Der Podcast zum Thema „Fehldiagnose psychosomatisch“ ist ebenfalls sehr empfehlenswert, denn er macht deutlich, dass es gerade Frauen besonders schwer haben, wenn sie auf Diagnosesuche sind.

Aushalten lernen

Das Schwierigste ist auszuhalten, dass es nicht besser wird, sondern sich Stück für Stück in Schüben verschlechtert. Sich dann aus dem Tal der körperlichen Erschöpfung, der andauernden Schmerzen, dem schleichenden Abbau und vor allem der Hoffnungslosigkeit wieder heraus zu kämpfen, hat schon wirklich was mit Hochleistungssport für die Psyche zu tun.

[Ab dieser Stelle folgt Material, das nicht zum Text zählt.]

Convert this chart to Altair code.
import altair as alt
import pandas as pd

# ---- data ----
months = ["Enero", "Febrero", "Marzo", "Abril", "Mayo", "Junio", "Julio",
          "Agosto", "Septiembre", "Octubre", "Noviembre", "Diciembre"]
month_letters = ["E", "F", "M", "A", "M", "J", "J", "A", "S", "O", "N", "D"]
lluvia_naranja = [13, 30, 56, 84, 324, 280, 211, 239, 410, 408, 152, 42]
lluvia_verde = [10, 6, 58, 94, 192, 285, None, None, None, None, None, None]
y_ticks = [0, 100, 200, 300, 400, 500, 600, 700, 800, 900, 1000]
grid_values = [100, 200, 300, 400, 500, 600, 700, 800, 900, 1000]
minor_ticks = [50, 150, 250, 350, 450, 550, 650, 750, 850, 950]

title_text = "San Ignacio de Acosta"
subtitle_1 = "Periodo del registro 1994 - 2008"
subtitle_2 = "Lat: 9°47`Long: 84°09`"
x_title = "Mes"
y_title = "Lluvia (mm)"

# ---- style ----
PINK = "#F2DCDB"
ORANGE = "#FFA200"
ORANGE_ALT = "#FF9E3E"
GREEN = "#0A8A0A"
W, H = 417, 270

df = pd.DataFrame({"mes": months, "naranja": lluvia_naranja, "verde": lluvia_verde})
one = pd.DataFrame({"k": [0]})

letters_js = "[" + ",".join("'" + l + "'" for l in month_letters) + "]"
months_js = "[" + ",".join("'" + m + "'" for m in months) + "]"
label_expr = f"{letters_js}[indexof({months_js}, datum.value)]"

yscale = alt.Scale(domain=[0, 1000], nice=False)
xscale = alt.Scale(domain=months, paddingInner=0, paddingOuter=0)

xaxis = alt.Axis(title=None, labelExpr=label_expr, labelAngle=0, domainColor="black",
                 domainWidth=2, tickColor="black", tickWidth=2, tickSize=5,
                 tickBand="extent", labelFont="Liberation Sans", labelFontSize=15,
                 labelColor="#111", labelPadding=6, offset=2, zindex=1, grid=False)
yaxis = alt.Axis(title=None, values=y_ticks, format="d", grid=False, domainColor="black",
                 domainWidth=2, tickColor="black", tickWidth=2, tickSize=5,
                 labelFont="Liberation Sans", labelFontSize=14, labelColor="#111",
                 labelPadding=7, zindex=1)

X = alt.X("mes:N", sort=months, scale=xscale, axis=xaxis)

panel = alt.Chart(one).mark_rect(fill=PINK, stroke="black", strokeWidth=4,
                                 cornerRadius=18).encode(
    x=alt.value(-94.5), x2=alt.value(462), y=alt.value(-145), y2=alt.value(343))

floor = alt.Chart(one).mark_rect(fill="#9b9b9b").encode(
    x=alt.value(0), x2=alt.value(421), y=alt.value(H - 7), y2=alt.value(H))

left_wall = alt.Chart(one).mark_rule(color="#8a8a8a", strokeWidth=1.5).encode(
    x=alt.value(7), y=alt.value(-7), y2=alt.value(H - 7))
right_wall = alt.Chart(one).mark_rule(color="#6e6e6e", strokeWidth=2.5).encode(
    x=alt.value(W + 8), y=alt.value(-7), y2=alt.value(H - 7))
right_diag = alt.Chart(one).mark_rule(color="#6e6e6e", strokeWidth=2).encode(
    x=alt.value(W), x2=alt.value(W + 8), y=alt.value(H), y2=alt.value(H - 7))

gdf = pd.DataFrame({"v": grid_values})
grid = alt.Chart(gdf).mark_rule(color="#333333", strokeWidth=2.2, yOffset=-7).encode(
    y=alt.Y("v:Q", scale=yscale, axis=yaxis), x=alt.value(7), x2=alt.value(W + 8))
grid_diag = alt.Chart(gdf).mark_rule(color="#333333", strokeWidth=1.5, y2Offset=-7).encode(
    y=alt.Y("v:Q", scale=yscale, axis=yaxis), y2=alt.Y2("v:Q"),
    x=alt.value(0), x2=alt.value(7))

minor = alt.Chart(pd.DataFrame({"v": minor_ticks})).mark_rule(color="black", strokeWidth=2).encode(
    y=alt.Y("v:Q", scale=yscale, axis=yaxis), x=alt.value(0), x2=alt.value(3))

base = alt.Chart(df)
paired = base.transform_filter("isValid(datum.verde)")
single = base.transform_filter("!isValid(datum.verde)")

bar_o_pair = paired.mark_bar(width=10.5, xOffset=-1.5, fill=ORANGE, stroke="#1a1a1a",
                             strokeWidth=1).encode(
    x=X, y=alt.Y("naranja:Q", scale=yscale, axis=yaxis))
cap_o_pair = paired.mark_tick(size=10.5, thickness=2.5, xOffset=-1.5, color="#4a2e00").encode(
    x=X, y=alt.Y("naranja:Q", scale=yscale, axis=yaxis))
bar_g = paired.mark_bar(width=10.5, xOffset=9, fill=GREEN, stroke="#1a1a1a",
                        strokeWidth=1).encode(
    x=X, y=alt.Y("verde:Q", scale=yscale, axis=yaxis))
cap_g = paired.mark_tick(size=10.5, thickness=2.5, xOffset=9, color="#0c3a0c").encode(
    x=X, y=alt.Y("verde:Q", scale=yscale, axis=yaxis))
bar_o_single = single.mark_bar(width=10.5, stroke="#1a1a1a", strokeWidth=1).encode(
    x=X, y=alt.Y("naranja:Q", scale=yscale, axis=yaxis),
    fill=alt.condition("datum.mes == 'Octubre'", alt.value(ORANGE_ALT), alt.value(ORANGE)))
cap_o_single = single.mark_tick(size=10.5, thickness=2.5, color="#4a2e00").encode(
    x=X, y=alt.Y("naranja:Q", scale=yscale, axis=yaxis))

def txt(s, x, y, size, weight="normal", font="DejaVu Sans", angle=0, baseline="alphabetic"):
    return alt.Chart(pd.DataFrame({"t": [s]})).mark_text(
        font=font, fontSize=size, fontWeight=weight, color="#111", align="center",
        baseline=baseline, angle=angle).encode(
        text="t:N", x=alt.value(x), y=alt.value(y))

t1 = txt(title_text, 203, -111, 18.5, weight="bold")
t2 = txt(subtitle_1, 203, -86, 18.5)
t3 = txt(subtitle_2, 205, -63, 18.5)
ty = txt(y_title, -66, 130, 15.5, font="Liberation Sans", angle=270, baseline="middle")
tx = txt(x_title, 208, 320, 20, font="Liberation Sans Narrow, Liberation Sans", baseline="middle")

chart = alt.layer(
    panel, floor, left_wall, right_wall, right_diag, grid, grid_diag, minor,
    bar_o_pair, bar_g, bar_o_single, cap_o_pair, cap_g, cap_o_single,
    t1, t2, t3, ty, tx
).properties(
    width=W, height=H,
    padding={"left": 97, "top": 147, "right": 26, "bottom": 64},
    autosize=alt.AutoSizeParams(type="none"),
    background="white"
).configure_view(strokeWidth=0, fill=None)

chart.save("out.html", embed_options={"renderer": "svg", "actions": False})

Danach verleihe ich mir jedes Mal gedanklich eine Medaille, hänge sie zu den anderen aus den letzten 13 Jahren und bin mehr als stolz auf mich, denn es lohnt sich immer wieder aufs Neue.
Ich wünsche allen Chronisch-Erkrankten ( mit oder ohne Diagnose ), körperliche und psychische Stärke und das Bewusstsein, welch grandiose Leistungen sie tagtäglich vollbringen!
Hiermit verleihe ich allen symbolisch einen Orden!

Herzlichst, eure BEATe

3 Comments

  • Birgit 2. August 2023 at 15:58 Reply

    Danke für den Artikel. Den Zustand zu akzeptieren und damit zu leben ist eine Sache, zu wissen man ist damit nicht alleine, eine andere…. erleichternde Tatsache.

  • Daria 21. März 2023 at 9:12 Reply

    Hoffentlich wird es bald eine Erklärung geben.